GOAL:
Copy out all the lines exactly. Omit pictures.

---------- TASK MATERIAL

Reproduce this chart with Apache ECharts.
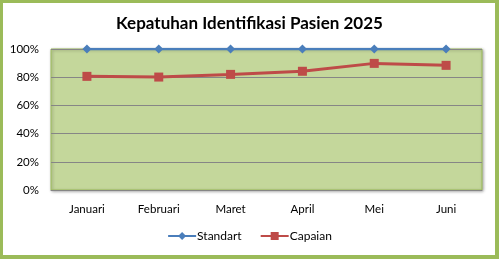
<!DOCTYPE html>
<html><head><meta charset="utf-8">
<script src="https://cdn.jsdelivr.net/npm/echarts@6/dist/echarts.min.js"></script>
<style>
html,body{margin:0;padding:0;background:#fff;}
#c{position:absolute;left:0;top:0;width:499px;height:259px;}
#f{position:absolute;left:0;top:0;width:499px;height:259px;box-sizing:border-box;border-style:solid;border-color:#9bbb59;border-width:3px 4px 4px 3px;pointer-events:none;}
</style></head>
<body><div id="c"></div><div id="f"></div>
<script>
const categories = ['Januari','Februari','Maret','April','Mei','Juni'];
const standart = [100,100,100,100,100,100];
const capaian = [80.6,80.1,82.0,84.2,89.8,88.4];
const yTicks = [0,20,40,60,80,100];
const titleText = 'Kepatuhan Identifikasi Pasien 2025';
const font = 'Lato, "Open Sans", sans-serif';
const chart = echarts.init(document.getElementById('c'));
chart.setOption({
  animation:false,
  backgroundColor:'#fff',
  title:{text:titleText,left:'center',top:10,textStyle:{fontFamily:font,fontSize:17,fontWeight:'bold',color:'#000'}},
  grid:{left:51,right:17,top:49,bottom:69,show:true,backgroundColor:'#c4d79b',borderColor:'#9bbb59',borderWidth:1,shadowColor:'rgba(0,0,0,0.35)',shadowBlur:3,shadowOffsetX:1,shadowOffsetY:1},
  legend:{bottom:12,left:'center',itemWidth:28,itemHeight:10,itemGap:18,textStyle:{fontFamily:font,fontSize:12,color:'#000',padding:[0,0,0,-4]},data:['Standart','Capaian']},
  xAxis:{type:'category',data:categories,boundaryGap:true,axisTick:{show:false},axisLine:{show:true,lineStyle:{color:'#868686',width:1}},axisLabel:{fontFamily:font,fontSize:11.5,color:'#000',margin:13}},
  yAxis:{type:'value',min:0,max:100,interval:20,axisLine:{show:false},axisTick:{show:false},splitLine:{lineStyle:{color:'#868686',width:1}},axisLabel:{fontFamily:font,fontSize:11.5,color:'#000',margin:12,formatter:v=>yTicks.includes(v)?v+'%':''}},
  series:[
    {name:'Standart',type:'line',data:standart,symbol:'diamond',symbolSize:9,lineStyle:{color:'#4a7ebb',width:2.5},itemStyle:{color:'#4a7ebb'}},
    {name:'Capaian',type:'line',data:capaian,symbol:'rect',symbolSize:9,lineStyle:{color:'#be4b48',width:3},itemStyle:{color:'#be4b48'}}
  ]
});
</script></body></html>
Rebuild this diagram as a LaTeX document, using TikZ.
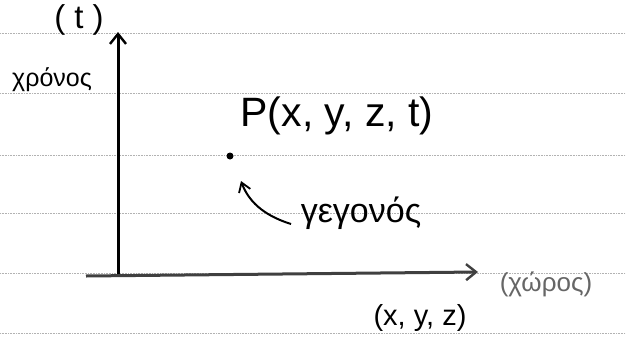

--------------------

SOLUTION TO THE PROBLEM:
Reproduce this chart with Apache ECharts.
<!DOCTYPE html>
<html><head><meta charset="utf-8">
<script src="https://cdn.jsdelivr.net/npm/echarts@6/dist/echarts.min.js"></script>
<style>
html,body{margin:0;padding:0;background:#fff;}
#c{position:absolute;left:0;top:0;width:499px;height:259px;}
#f{position:absolute;left:0;top:0;width:499px;height:259px;box-sizing:border-box;border-style:solid;border-color:#9bbb59;border-width:3px 4px 4px 3px;pointer-events:none;}
</style></head>
<body><div id="c"></div><div id="f"></div>
<script>
const categories = ['Januari','Februari','Maret','April','Mei','Juni'];
const standart = [100,100,100,100,100,100];
const capaian = [80.6,80.1,82.0,84.2,89.8,88.4];
const yTicks = [0,20,40,60,80,100];
const titleText = 'Kepatuhan Identifikasi Pasien 2025';
const font = 'Lato, "Open Sans", sans-serif';
const chart = echarts.init(document.getElementById('c'));
chart.setOption({
  animation:false,
  backgroundColor:'#fff',
  title:{text:titleText,left:'center',top:10,textStyle:{fontFamily:font,fontSize:17,fontWeight:'bold',color:'#000'}},
  grid:{left:51,right:17,top:49,bottom:69,show:true,backgroundColor:'#c4d79b',borderColor:'#9bbb59',borderWidth:1,shadowColor:'rgba(0,0,0,0.35)',shadowBlur:3,shadowOffsetX:1,shadowOffsetY:1},
  legend:{bottom:12,left:'center',itemWidth:28,itemHeight:10,itemGap:18,textStyle:{fontFamily:font,fontSize:12,color:'#000',padding:[0,0,0,-4]},data:['Standart','Capaian']},
  xAxis:{type:'category',data:categories,boundaryGap:true,axisTick:{show:false},axisLine:{show:true,lineStyle:{color:'#868686',width:1}},axisLabel:{fontFamily:font,fontSize:11.5,color:'#000',margin:13}},
  yAxis:{type:'value',min:0,max:100,interval:20,axisLine:{show:false},axisTick:{show:false},splitLine:{lineStyle:{color:'#868686',width:1}},axisLabel:{fontFamily:font,fontSize:11.5,color:'#000',margin:12,formatter:v=>yTicks.includes(v)?v+'%':''}},
  series:[
    {name:'Standart',type:'line',data:standart,symbol:'diamond',symbolSize:9,lineStyle:{color:'#4a7ebb',width:2.5},itemStyle:{color:'#4a7ebb'}},
    {name:'Capaian',type:'line',data:capaian,symbol:'rect',symbolSize:9,lineStyle:{color:'#be4b48',width:3},itemStyle:{color:'#be4b48'}}
  ]
});
</script></body></html>
Rebuild this diagram as a LaTeX document, using TikZ.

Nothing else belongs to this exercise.